== EXERCISE DIRECTIONS ==
Give back the full listing verbatim, apart from its images.

== SOURCE MATERIAL ==
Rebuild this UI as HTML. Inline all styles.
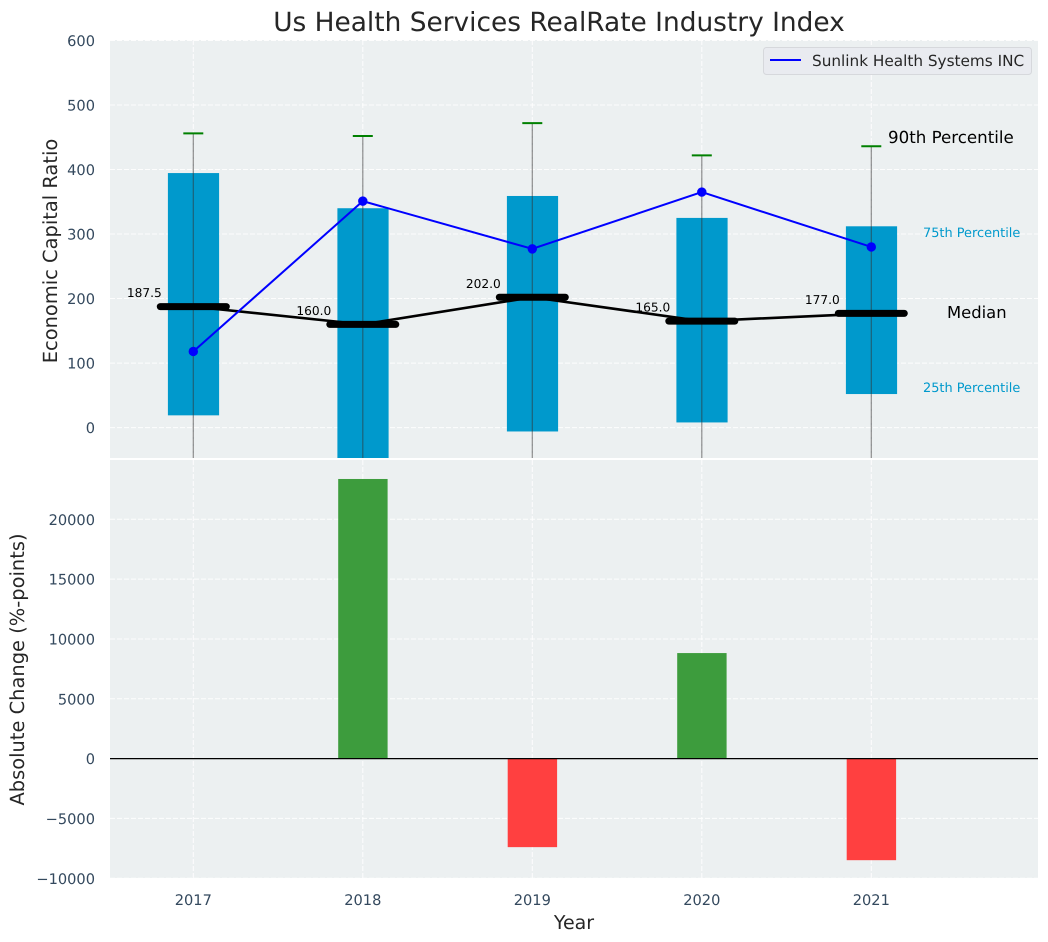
<!DOCTYPE html>
<html lang="en">
<head>
<meta charset="utf-8">
<title>Us Health Services RealRate Industry Index</title>
<style>
html,body{margin:0;padding:0;background:#fff;width:1048px;height:942px;overflow:hidden}
svg{display:block;font-family:"DejaVu Sans","Liberation Sans",sans-serif;text-rendering:geometricPrecision}
</style>
</head>
<body>
<svg id="chart" xmlns="http://www.w3.org/2000/svg" width="1048" height="942" viewBox="0 0 1048 942">
<defs>
<clipPath id="clip-top"><rect x="110" y="40" width="928" height="418"/></clipPath>
<clipPath id="clip-bottom"><rect x="110" y="460" width="928" height="418"/></clipPath>
</defs>
<rect x="110" y="40" width="928" height="418" fill="#ecf0f1"/>
<rect x="110" y="460" width="928" height="418" fill="#ecf0f1"/>
<g id="grid"></g>
<g id="top-marks" clip-path="url(#clip-top)"></g>
<g id="bottom-marks" clip-path="url(#clip-bottom)"></g>
<g id="labels"></g>
<text x="559" y="31" text-anchor="middle" font-size="26.4" fill="#262626">Us Health Services RealRate Industry Index</text>
<text transform="translate(57 251) rotate(-90)" text-anchor="middle" font-size="19.44" fill="#262626">Economic Capital Ratio</text>
<text transform="translate(24 669.5) rotate(-90)" text-anchor="middle" font-size="19.44" fill="#262626">Absolute Change (%-points)</text>
<text x="574" y="929" text-anchor="middle" font-size="19" fill="#262626">Year</text>
<g>
<rect x="763.5" y="47.5" width="268" height="27" rx="3" fill="#e9ebf0" stroke="#d6d8dc" stroke-width="1"/>
<line x1="770" y1="60" x2="801" y2="60" stroke="#0000ff" stroke-width="2"/>
<text x="812" y="66" font-size="15.28" fill="#262626">Sunlink Health Systems INC</text>
</g>
<text x="888" y="143" font-size="16.67" fill="#000">90th Percentile</text>
<text x="923" y="237" font-size="12.9" fill="#0099cc">75th Percentile</text>
<text x="947" y="318" font-size="16.4" fill="#000">Median</text>
<text x="923" y="392" font-size="12.9" fill="#0099cc">25th Percentile</text>
</svg>
<script>
const years = [2017, 2018, 2019, 2020, 2021];
const p90 = [456, 452, 472, 422, 436];
const p75 = [394.5, 340, 359, 325, 312];
const median = [187.5, 160, 202, 165, 177];
const medianLabels = ['187.5', '160.0', '202.0', '165.0', '177.0'];
const p25 = [19, -100, -6, 8, 52];
const p10 = [-120, -150, -130, -110, -100];
const company = [118, 351, 277, 365, 280];
const absoluteChange = [0, 23370, -7400, 8820, -8490];
const topTicks = [0, 100, 200, 300, 400, 500, 600];
const bottomTicks = [-10000, -5000, 0, 5000, 10000, 15000, 20000];

const NS = 'http://www.w3.org/2000/svg';
const xScale = function (year) { return 193.3 + (year - 2017) * 169.5; };
const yTop = function (v) { return 427.6 - v * 0.6452; };
const yBottom = function (v) { return 758.6 - v * 0.011965; };

function make(tag, parent, attrs, text) {
  const el = document.createElementNS(NS, tag);
  for (const k in attrs) { el.setAttribute(k, attrs[k]); }
  if (text !== undefined) { el.textContent = text; }
  parent.appendChild(el);
  return el;
}

const grid = document.getElementById('grid');
const topG = document.getElementById('top-marks');
const bottomG = document.getElementById('bottom-marks');
const labels = document.getElementById('labels');
const gridStyle = { stroke: '#ffffff', 'stroke-width': 1, 'stroke-dasharray': '5 2', opacity: 0.9 };

topTicks.forEach(function (t) {
  const y = yTop(t);
  const line = make('line', grid, Object.assign({ x1: 110, x2: 1038, y1: y, y2: y }, gridStyle));
  
  
  const label = make('text', labels, { x: 95, y: y + 5.5, 'text-anchor': 'end', 'font-size': 14.6, fill: '#34495e' }, String(t));
  
  
});

bottomTicks.forEach(function (t) {
  const y = yBottom(t);
  const line = make('line', grid, Object.assign({ x1: 110, x2: 1038, y1: y, y2: y }, gridStyle));
  
  
  const text = t < 0 ? '\u2212' + Math.abs(t) : String(t);
  const label = make('text', labels, { x: 95, y: y + 5.5, 'text-anchor': 'end', 'font-size': 14.6, fill: '#34495e' }, text);
  
  
});

years.forEach(function (yr) {
  const x = xScale(yr);
  const lineA = make('line', grid, Object.assign({ x1: x, x2: x, y1: 40, y2: 458 }, gridStyle));
  
  
  const lineB = make('line', grid, Object.assign({ x1: x, x2: x, y1: 460, y2: 878 }, gridStyle));
  
  
  const label = make('text', labels, { x: x, y: 905, 'text-anchor': 'middle', 'font-size': 14.6, fill: '#34495e' }, String(yr));
  
  
});

years.forEach(function (yr, i) {
  const x = xScale(yr);
  const bar = make('rect', topG, { x: x - 25.4, y: yTop(p75[i]), width: 51.2, height: yTop(p25[i]) - yTop(p75[i]), fill: '#0099cc' });
  
  
  const whisker = make('line', topG, { x1: x, x2: x, y1: yTop(p90[i]), y2: yTop(p10[i]), stroke: '#333', 'stroke-opacity': 0.55, 'stroke-width': 1.2 });
  
  
  const cap = make('line', topG, { x1: x - 10, x2: x + 10, y1: yTop(p90[i]), y2: yTop(p90[i]), stroke: '#008000', 'stroke-width': 2 });
  
  
});

const medianLine = make('polyline', topG, {
  points: years.map(function (yr, i) { return xScale(yr) + ',' + yTop(median[i]); }).join(' '),
  fill: 'none', stroke: '#000', 'stroke-width': 2.6
});



years.forEach(function (yr, i) {
  const x = xScale(yr);
  const seg = make('line', topG, { x1: x - 33, x2: x + 33, y1: yTop(median[i]), y2: yTop(median[i]), stroke: '#000', 'stroke-width': 7, 'stroke-linecap': 'round' });
  
  
  const label = make('text', labels, { x: x - 31.5, y: yTop(median[i]) - 9.5, 'text-anchor': 'end', 'font-size': 12.2, fill: '#000' }, medianLabels[i]);
  
  
});

const companyLine = make('polyline', topG, {
  points: years.map(function (yr, i) { return xScale(yr) + ',' + yTop(company[i]); }).join(' '),
  fill: 'none', stroke: '#0000ff', 'stroke-width': 2
});



years.forEach(function (yr, i) {
  const dot = make('circle', topG, { cx: xScale(yr), cy: yTop(company[i]), r: 4.7, fill: '#0000ff' });
  
  
});

years.forEach(function (yr, i) {
  const v = absoluteChange[i];
  if (v === 0) { return; }
  const y0 = yBottom(Math.max(v, 0));
  const y1 = yBottom(Math.min(v, 0));
  const bar = make('rect', bottomG, { x: xScale(yr) - 24.6, y: y0, width: 49.4, height: y1 - y0, fill: v > 0 ? '#3d9c3d' : '#ff4040' });
  
  
});

const zero = make('line', bottomG, { x1: 110, x2: 1038, y1: yBottom(0), y2: yBottom(0), stroke: '#000', 'stroke-width': 1.3 });


</script>
</body>
</html>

== RESPONSE ==
Rebuild this UI as HTML. Inline all styles.
<!DOCTYPE html>
<html lang="en">
<head>
<meta charset="utf-8">
<title>Us Health Services RealRate Industry Index</title>
<style>
html,body{margin:0;padding:0;background:#fff;width:1048px;height:942px;overflow:hidden}
svg{display:block;font-family:"DejaVu Sans","Liberation Sans",sans-serif;text-rendering:geometricPrecision}
</style>
</head>
<body>
<svg id="chart" xmlns="http://www.w3.org/2000/svg" width="1048" height="942" viewBox="0 0 1048 942">
<defs>
<clipPath id="clip-top"><rect x="110" y="40" width="928" height="418"/></clipPath>
<clipPath id="clip-bottom"><rect x="110" y="460" width="928" height="418"/></clipPath>
</defs>
<rect x="110" y="40" width="928" height="418" fill="#ecf0f1"/>
<rect x="110" y="460" width="928" height="418" fill="#ecf0f1"/>
<g id="grid"></g>
<g id="top-marks" clip-path="url(#clip-top)"></g>
<g id="bottom-marks" clip-path="url(#clip-bottom)"></g>
<g id="labels"></g>
<text x="559" y="31" text-anchor="middle" font-size="26.4" fill="#262626">Us Health Services RealRate Industry Index</text>
<text transform="translate(57 251) rotate(-90)" text-anchor="middle" font-size="19.44" fill="#262626">Economic Capital Ratio</text>
<text transform="translate(24 669.5) rotate(-90)" text-anchor="middle" font-size="19.44" fill="#262626">Absolute Change (%-points)</text>
<text x="574" y="929" text-anchor="middle" font-size="19" fill="#262626">Year</text>
<g>
<rect x="763.5" y="47.5" width="268" height="27" rx="3" fill="#e9ebf0" stroke="#d6d8dc" stroke-width="1"/>
<line x1="770" y1="60" x2="801" y2="60" stroke="#0000ff" stroke-width="2"/>
<text x="812" y="66" font-size="15.28" fill="#262626">Sunlink Health Systems INC</text>
</g>
<text x="888" y="143" font-size="16.67" fill="#000">90th Percentile</text>
<text x="923" y="237" font-size="12.9" fill="#0099cc">75th Percentile</text>
<text x="947" y="318" font-size="16.4" fill="#000">Median</text>
<text x="923" y="392" font-size="12.9" fill="#0099cc">25th Percentile</text>
</svg>
<script>
const years = [2017, 2018, 2019, 2020, 2021];
const p90 = [456, 452, 472, 422, 436];
const p75 = [394.5, 340, 359, 325, 312];
const median = [187.5, 160, 202, 165, 177];
const medianLabels = ['187.5', '160.0', '202.0', '165.0', '177.0'];
const p25 = [19, -100, -6, 8, 52];
const p10 = [-120, -150, -130, -110, -100];
const company = [118, 351, 277, 365, 280];
const absoluteChange = [0, 23370, -7400, 8820, -8490];
const topTicks = [0, 100, 200, 300, 400, 500, 600];
const bottomTicks = [-10000, -5000, 0, 5000, 10000, 15000, 20000];

const NS = 'http://www.w3.org/2000/svg';
const xScale = function (year) { return 193.3 + (year - 2017) * 169.5; };
const yTop = function (v) { return 427.6 - v * 0.6452; };
const yBottom = function (v) { return 758.6 - v * 0.011965; };

function make(tag, parent, attrs, text) {
  const el = document.createElementNS(NS, tag);
  for (const k in attrs) { el.setAttribute(k, attrs[k]); }
  if (text !== undefined) { el.textContent = text; }
  parent.appendChild(el);
  return el;
}

const grid = document.getElementById('grid');
const topG = document.getElementById('top-marks');
const bottomG = document.getElementById('bottom-marks');
const labels = document.getElementById('labels');
const gridStyle = { stroke: '#ffffff', 'stroke-width': 1, 'stroke-dasharray': '5 2', opacity: 0.9 };

topTicks.forEach(function (t) {
  const y = yTop(t);
  const line = make('line', grid, Object.assign({ x1: 110, x2: 1038, y1: y, y2: y }, gridStyle));
  
  
  const label = make('text', labels, { x: 95, y: y + 5.5, 'text-anchor': 'end', 'font-size': 14.6, fill: '#34495e' }, String(t));
  
  
});

bottomTicks.forEach(function (t) {
  const y = yBottom(t);
  const line = make('line', grid, Object.assign({ x1: 110, x2: 1038, y1: y, y2: y }, gridStyle));
  
  
  const text = t < 0 ? '\u2212' + Math.abs(t) : String(t);
  const label = make('text', labels, { x: 95, y: y + 5.5, 'text-anchor': 'end', 'font-size': 14.6, fill: '#34495e' }, text);
  
  
});

years.forEach(function (yr) {
  const x = xScale(yr);
  const lineA = make('line', grid, Object.assign({ x1: x, x2: x, y1: 40, y2: 458 }, gridStyle));
  
  
  const lineB = make('line', grid, Object.assign({ x1: x, x2: x, y1: 460, y2: 878 }, gridStyle));
  
  
  const label = make('text', labels, { x: x, y: 905, 'text-anchor': 'middle', 'font-size': 14.6, fill: '#34495e' }, String(yr));
  
  
});

years.forEach(function (yr, i) {
  const x = xScale(yr);
  const bar = make('rect', topG, { x: x - 25.4, y: yTop(p75[i]), width: 51.2, height: yTop(p25[i]) - yTop(p75[i]), fill: '#0099cc' });
  
  
  const whisker = make('line', topG, { x1: x, x2: x, y1: yTop(p90[i]), y2: yTop(p10[i]), stroke: '#333', 'stroke-opacity': 0.55, 'stroke-width': 1.2 });
  
  
  const cap = make('line', topG, { x1: x - 10, x2: x + 10, y1: yTop(p90[i]), y2: yTop(p90[i]), stroke: '#008000', 'stroke-width': 2 });
  
  
});

const medianLine = make('polyline', topG, {
  points: years.map(function (yr, i) { return xScale(yr) + ',' + yTop(median[i]); }).join(' '),
  fill: 'none', stroke: '#000', 'stroke-width': 2.6
});



years.forEach(function (yr, i) {
  const x = xScale(yr);
  const seg = make('line', topG, { x1: x - 33, x2: x + 33, y1: yTop(median[i]), y2: yTop(median[i]), stroke: '#000', 'stroke-width': 7, 'stroke-linecap': 'round' });
  
  
  const label = make('text', labels, { x: x - 31.5, y: yTop(median[i]) - 9.5, 'text-anchor': 'end', 'font-size': 12.2, fill: '#000' }, medianLabels[i]);
  
  
});

const companyLine = make('polyline', topG, {
  points: years.map(function (yr, i) { return xScale(yr) + ',' + yTop(company[i]); }).join(' '),
  fill: 'none', stroke: '#0000ff', 'stroke-width': 2
});



years.forEach(function (yr, i) {
  const dot = make('circle', topG, { cx: xScale(yr), cy: yTop(company[i]), r: 4.7, fill: '#0000ff' });
  
  
});

years.forEach(function (yr, i) {
  const v = absoluteChange[i];
  if (v === 0) { return; }
  const y0 = yBottom(Math.max(v, 0));
  const y1 = yBottom(Math.min(v, 0));
  const bar = make('rect', bottomG, { x: xScale(yr) - 24.6, y: y0, width: 49.4, height: y1 - y0, fill: v > 0 ? '#3d9c3d' : '#ff4040' });
  
  
});

const zero = make('line', bottomG, { x1: 110, x2: 1038, y1: yBottom(0), y2: yBottom(0), stroke: '#000', 'stroke-width': 1.3 });


</script>
</body>
</html>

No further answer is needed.